Information supplied
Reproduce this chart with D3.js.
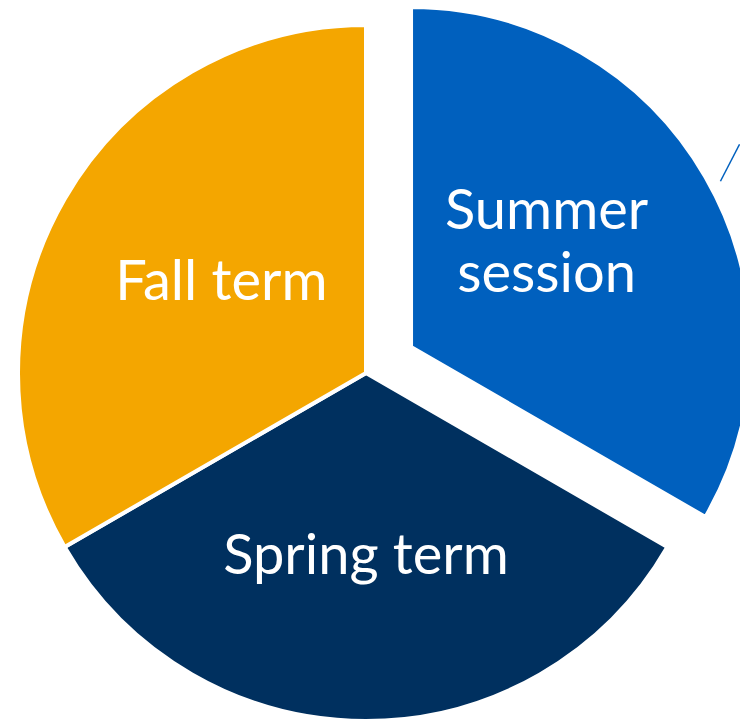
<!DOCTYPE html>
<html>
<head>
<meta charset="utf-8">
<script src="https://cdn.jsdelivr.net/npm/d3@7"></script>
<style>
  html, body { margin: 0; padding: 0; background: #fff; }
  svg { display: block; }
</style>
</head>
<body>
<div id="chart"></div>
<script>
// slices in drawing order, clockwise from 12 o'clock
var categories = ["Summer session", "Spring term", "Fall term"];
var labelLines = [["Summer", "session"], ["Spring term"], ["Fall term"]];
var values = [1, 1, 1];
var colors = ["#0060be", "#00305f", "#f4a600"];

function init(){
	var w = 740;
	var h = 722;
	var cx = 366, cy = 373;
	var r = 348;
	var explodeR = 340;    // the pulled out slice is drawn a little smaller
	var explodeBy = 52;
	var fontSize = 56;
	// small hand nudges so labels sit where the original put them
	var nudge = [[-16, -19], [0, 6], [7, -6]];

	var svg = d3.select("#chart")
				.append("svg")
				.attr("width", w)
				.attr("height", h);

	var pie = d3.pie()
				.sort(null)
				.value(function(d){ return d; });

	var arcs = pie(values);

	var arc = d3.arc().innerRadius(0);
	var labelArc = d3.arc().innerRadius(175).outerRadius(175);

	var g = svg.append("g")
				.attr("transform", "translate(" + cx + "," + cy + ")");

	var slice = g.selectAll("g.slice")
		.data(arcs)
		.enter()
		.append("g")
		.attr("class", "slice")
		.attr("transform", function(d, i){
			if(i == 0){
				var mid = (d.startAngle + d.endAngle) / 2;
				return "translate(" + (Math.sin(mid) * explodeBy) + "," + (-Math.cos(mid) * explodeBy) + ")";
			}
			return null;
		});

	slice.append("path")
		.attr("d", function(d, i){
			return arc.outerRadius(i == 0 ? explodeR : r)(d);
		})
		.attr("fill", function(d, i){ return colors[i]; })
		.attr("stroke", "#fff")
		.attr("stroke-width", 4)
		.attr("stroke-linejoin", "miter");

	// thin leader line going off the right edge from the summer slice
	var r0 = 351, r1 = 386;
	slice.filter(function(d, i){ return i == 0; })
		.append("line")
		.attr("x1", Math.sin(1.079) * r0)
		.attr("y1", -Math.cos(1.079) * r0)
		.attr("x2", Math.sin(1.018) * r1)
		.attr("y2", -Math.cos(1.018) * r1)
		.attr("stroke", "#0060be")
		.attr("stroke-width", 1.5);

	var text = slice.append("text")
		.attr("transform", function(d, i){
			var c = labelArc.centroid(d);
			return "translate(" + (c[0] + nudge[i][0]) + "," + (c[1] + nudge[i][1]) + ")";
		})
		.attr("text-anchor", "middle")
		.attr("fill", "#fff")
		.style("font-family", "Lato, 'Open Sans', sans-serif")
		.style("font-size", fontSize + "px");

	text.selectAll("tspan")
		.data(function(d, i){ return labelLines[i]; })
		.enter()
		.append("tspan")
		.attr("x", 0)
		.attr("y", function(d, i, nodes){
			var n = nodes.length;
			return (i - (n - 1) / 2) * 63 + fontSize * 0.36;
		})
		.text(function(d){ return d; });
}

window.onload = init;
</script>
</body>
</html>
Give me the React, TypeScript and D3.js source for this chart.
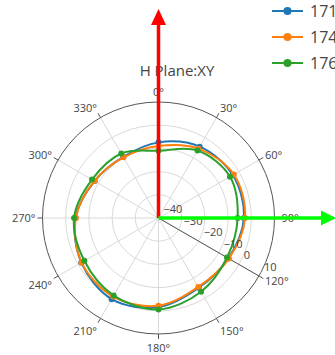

Task to complete
Locate all lines that include the word "chart" and copy them out.

Solution for this task
Reproduce this chart with D3.js.
<div id="chart"></div>
	var svg = d3.select("#chart")
Give me the React, TypeScript and D3.js source for this chart.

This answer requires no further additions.